The task – Write out the data below in full, unchanged, minus the images.

───── The input

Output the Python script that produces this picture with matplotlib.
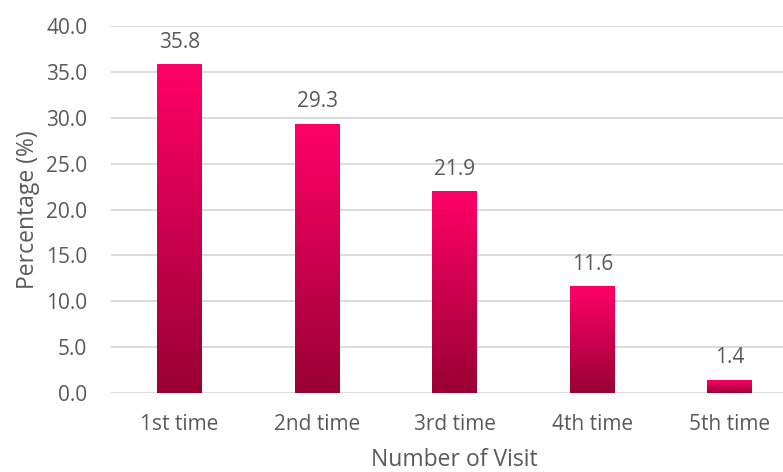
import numpy as np
import matplotlib
matplotlib.use("Agg")
import matplotlib.pyplot as plt
from matplotlib.colors import LinearSegmentedColormap

categories = ["1st time", "2nd time", "3rd time", "4th time", "5th time"]
values = [35.8, 29.3, 21.9, 11.6, 1.4]

plt.rcParams['font.family'] = ['Open Sans', 'DejaVu Sans']
text_color = "#595959"

fig, ax = plt.subplots(figsize=(7.83, 4.72), dpi=100)
# the plot area runs a little past the right edge, like the source
fig.subplots_adjust(left=0.1415, right=1.02, top=0.945, bottom=0.167)

x = np.arange(len(categories))
bars = ax.bar(x, values, width=0.327, color="none", zorder=3)

# vertical gradient inside each bar
cmap = LinearSegmentedColormap.from_list("pink", ["#990033", "#FF0066"])
grad = np.linspace(0, 1, 256).reshape(-1, 1)
for b in bars:
    x0, y0 = b.get_x(), b.get_y()
    w, h = b.get_width(), b.get_height()
    ax.imshow(grad, cmap=cmap, origin="lower", aspect="auto",
              extent=[x0, x0 + w, y0, y0 + h], zorder=3)

for xi, v in zip(x, values):
    ax.text(xi, v + 1.3, f"{v:.1f}", ha="center", va="bottom",
            fontsize=15, color=text_color)

ax.set_xlim(-0.5, len(categories) - 0.5)
ax.set_ylim(0, 40)
ax.set_yticks(np.arange(0, 40.1, 5))
ax.set_yticklabels([f"{t:.1f}" for t in np.arange(0, 40.1, 5)])
ax.set_xticks(x)
ax.set_xticklabels(categories)
ax.tick_params(axis="both", length=0, labelsize=15, labelcolor=text_color)
ax.tick_params(axis="y", pad=17)
ax.tick_params(axis="x", pad=15)
ax.yaxis.grid(True, color="#D9D9D9", linewidth=1.3, zorder=0)
ax.set_axisbelow(True)
for s in ax.spines.values():
    s.set_visible(False)

ax.set_xlabel("Number of Visit", fontsize=16.5, color=text_color, labelpad=9)
ax.set_ylabel("Percentage (%)", fontsize=16.5, color=text_color, labelpad=4)

fig.savefig("out.png", dpi=100)
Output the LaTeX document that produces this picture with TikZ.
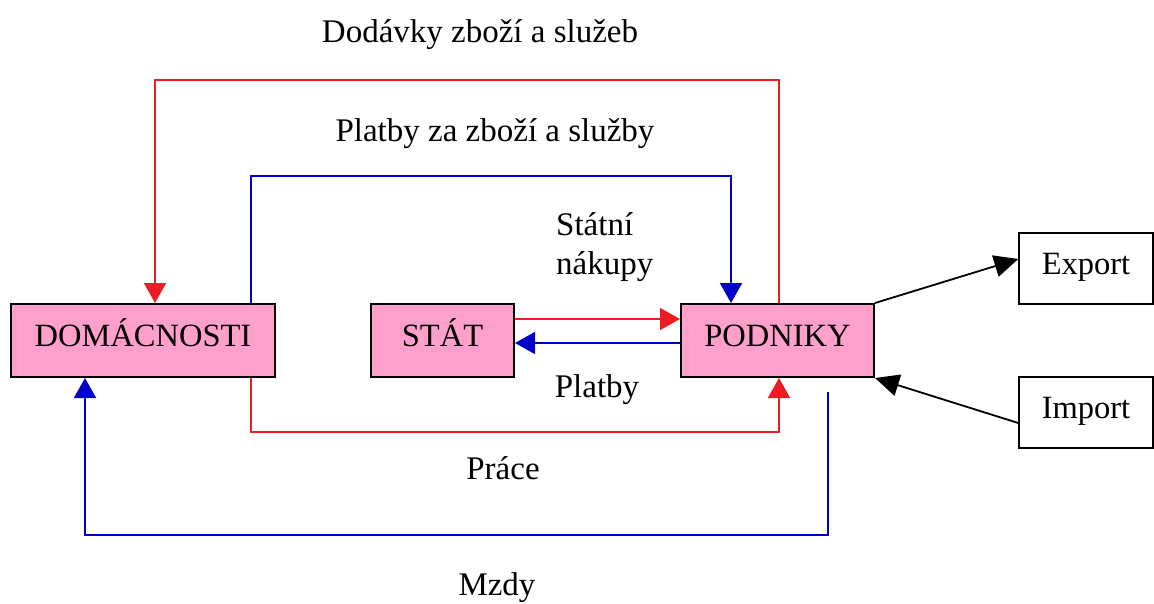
\documentclass[tikz,border=0pt]{standalone}
\usepackage{fontspec}
\setmainfont{Liberation Serif}
\usetikzlibrary{arrows.meta}
\definecolor{boxpink}{RGB}{255,159,203}
\definecolor{flowred}{RGB}{236,28,36}
\definecolor{flowblue}{RGB}{0,0,200}
\begin{document}
\begin{tikzpicture}[x=1pt,y=-1pt,
  box/.style={draw=black, line width=2pt, fill=boxpink, minimum height=73pt, inner sep=0pt, text height=22pt, text depth=10pt, font=\fontsize{32.5}{38}\selectfont},
  wbox/.style={box, fill=white, line width=1.5pt},
  tip/.style={-{Triangle[length=20pt,width=22pt]}},
  redf/.style={tip, draw=flowred, line width=1.6pt},
  bluef/.style={tip, draw=flowblue, line width=1.8pt},
  blackf/.style={-{Triangle[length=24pt,width=22pt]}, draw=black, line width=1.8pt},
  lbl/.style={font=\fontsize{33}{39}\selectfont, inner sep=0pt}
]
\useasboundingbox (0,0) rectangle (1154,603);
\node[box, minimum width=264pt] (dom) at (143,340.5) {DOMÁCNOSTI};
\node[box, minimum width=143pt] (stat) at (442.5,340.5) {STÁT};
\node[box, minimum width=193pt] (pod) at (777.5,340.5) {PODNIKY};
\node[wbox, minimum width=134pt, minimum height=71pt] (exp) at (1086,268.5) {Export};
\node[wbox, minimum width=134pt, minimum height=71pt] (imp) at (1086,412.5) {Import};

\coordinate (xa) at (155,0);
\coordinate (xb) at (251,0);
\coordinate (xc) at (731,0);
\coordinate (xd) at (779,0);
\coordinate (xe) at (85,0);
\coordinate (mstart) at (828,392);

% Dodavky (red, top)
\draw[redf] (pod.north -| xd) -- (779,80) -- (155,80) -- (dom.north -| xa);
% Platby za zbozi (blue)
\draw[bluef] (dom.north -| xb) -- (251,176) -- (731,176) -- (pod.north -| xc);
% Prace (red, bottom)
\draw[redf] (dom.south -| xb) -- (251,432) -- (779,432) -- (pod.south -| xd);
% Mzdy (blue, bottom)
\draw[bluef] (mstart) -- (828,535) -- (85,535) -- (dom.south -| xe);
% Stat <-> Podniky
\coordinate (ya) at (0,319);
\coordinate (yb) at (0,343);
\draw[redf] (stat.east |- ya) -- (pod.west |- ya);
\draw[bluef] (pod.west |- yb) -- (stat.east |- yb);
% Export / Import
\draw[blackf] (pod.north east) -- (exp.west |- 0,259);
\draw[blackf] (imp.west |- 0,423) -- (pod.south east);

\node[lbl] (l1) at (480,35) {Dodávky zboží a služeb};
\node[lbl] (l2) at (495,134) {Platby za zboží a služby};
\node[lbl, align=left, anchor=west] (l3) at (556,247) {Státní\\nákupy};
\node[lbl] (l4) at (597,390) {Platby};
\node[lbl] (l5) at (503,468) {Práce};
\node[lbl] (l6) at (497,588) {Mzdy};
\end{tikzpicture}
\end{document}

──────────

Correct response –
Output the Python script that produces this picture with matplotlib.
import numpy as np
import matplotlib
matplotlib.use("Agg")
import matplotlib.pyplot as plt
from matplotlib.colors import LinearSegmentedColormap

categories = ["1st time", "2nd time", "3rd time", "4th time", "5th time"]
values = [35.8, 29.3, 21.9, 11.6, 1.4]

plt.rcParams['font.family'] = ['Open Sans', 'DejaVu Sans']
text_color = "#595959"

fig, ax = plt.subplots(figsize=(7.83, 4.72), dpi=100)
# the plot area runs a little past the right edge, like the source
fig.subplots_adjust(left=0.1415, right=1.02, top=0.945, bottom=0.167)

x = np.arange(len(categories))
bars = ax.bar(x, values, width=0.327, color="none", zorder=3)

# vertical gradient inside each bar
cmap = LinearSegmentedColormap.from_list("pink", ["#990033", "#FF0066"])
grad = np.linspace(0, 1, 256).reshape(-1, 1)
for b in bars:
    x0, y0 = b.get_x(), b.get_y()
    w, h = b.get_width(), b.get_height()
    ax.imshow(grad, cmap=cmap, origin="lower", aspect="auto",
              extent=[x0, x0 + w, y0, y0 + h], zorder=3)

for xi, v in zip(x, values):
    ax.text(xi, v + 1.3, f"{v:.1f}", ha="center", va="bottom",
            fontsize=15, color=text_color)

ax.set_xlim(-0.5, len(categories) - 0.5)
ax.set_ylim(0, 40)
ax.set_yticks(np.arange(0, 40.1, 5))
ax.set_yticklabels([f"{t:.1f}" for t in np.arange(0, 40.1, 5)])
ax.set_xticks(x)
ax.set_xticklabels(categories)
ax.tick_params(axis="both", length=0, labelsize=15, labelcolor=text_color)
ax.tick_params(axis="y", pad=17)
ax.tick_params(axis="x", pad=15)
ax.yaxis.grid(True, color="#D9D9D9", linewidth=1.3, zorder=0)
ax.set_axisbelow(True)
for s in ax.spines.values():
    s.set_visible(False)

ax.set_xlabel("Number of Visit", fontsize=16.5, color=text_color, labelpad=9)
ax.set_ylabel("Percentage (%)", fontsize=16.5, color=text_color, labelpad=4)

fig.savefig("out.png", dpi=100)
Output the LaTeX document that produces this picture with TikZ.
\documentclass[tikz,border=0pt]{standalone}
\usepackage{fontspec}
\setmainfont{Liberation Serif}
\usetikzlibrary{arrows.meta}
\definecolor{boxpink}{RGB}{255,159,203}
\definecolor{flowred}{RGB}{236,28,36}
\definecolor{flowblue}{RGB}{0,0,200}
\begin{document}
\begin{tikzpicture}[x=1pt,y=-1pt,
  box/.style={draw=black, line width=2pt, fill=boxpink, minimum height=73pt, inner sep=0pt, text height=22pt, text depth=10pt, font=\fontsize{32.5}{38}\selectfont},
  wbox/.style={box, fill=white, line width=1.5pt},
  tip/.style={-{Triangle[length=20pt,width=22pt]}},
  redf/.style={tip, draw=flowred, line width=1.6pt},
  bluef/.style={tip, draw=flowblue, line width=1.8pt},
  blackf/.style={-{Triangle[length=24pt,width=22pt]}, draw=black, line width=1.8pt},
  lbl/.style={font=\fontsize{33}{39}\selectfont, inner sep=0pt}
]
\useasboundingbox (0,0) rectangle (1154,603);
\node[box, minimum width=264pt] (dom) at (143,340.5) {DOMÁCNOSTI};
\node[box, minimum width=143pt] (stat) at (442.5,340.5) {STÁT};
\node[box, minimum width=193pt] (pod) at (777.5,340.5) {PODNIKY};
\node[wbox, minimum width=134pt, minimum height=71pt] (exp) at (1086,268.5) {Export};
\node[wbox, minimum width=134pt, minimum height=71pt] (imp) at (1086,412.5) {Import};

\coordinate (xa) at (155,0);
\coordinate (xb) at (251,0);
\coordinate (xc) at (731,0);
\coordinate (xd) at (779,0);
\coordinate (xe) at (85,0);
\coordinate (mstart) at (828,392);

% Dodavky (red, top)
\draw[redf] (pod.north -| xd) -- (779,80) -- (155,80) -- (dom.north -| xa);
% Platby za zbozi (blue)
\draw[bluef] (dom.north -| xb) -- (251,176) -- (731,176) -- (pod.north -| xc);
% Prace (red, bottom)
\draw[redf] (dom.south -| xb) -- (251,432) -- (779,432) -- (pod.south -| xd);
% Mzdy (blue, bottom)
\draw[bluef] (mstart) -- (828,535) -- (85,535) -- (dom.south -| xe);
% Stat <-> Podniky
\coordinate (ya) at (0,319);
\coordinate (yb) at (0,343);
\draw[redf] (stat.east |- ya) -- (pod.west |- ya);
\draw[bluef] (pod.west |- yb) -- (stat.east |- yb);
% Export / Import
\draw[blackf] (pod.north east) -- (exp.west |- 0,259);
\draw[blackf] (imp.west |- 0,423) -- (pod.south east);

\node[lbl] (l1) at (480,35) {Dodávky zboží a služeb};
\node[lbl] (l2) at (495,134) {Platby za zboží a služby};
\node[lbl, align=left, anchor=west] (l3) at (556,247) {Státní\\nákupy};
\node[lbl] (l4) at (597,390) {Platby};
\node[lbl] (l5) at (503,468) {Práce};
\node[lbl] (l6) at (497,588) {Mzdy};
\end{tikzpicture}
\end{document}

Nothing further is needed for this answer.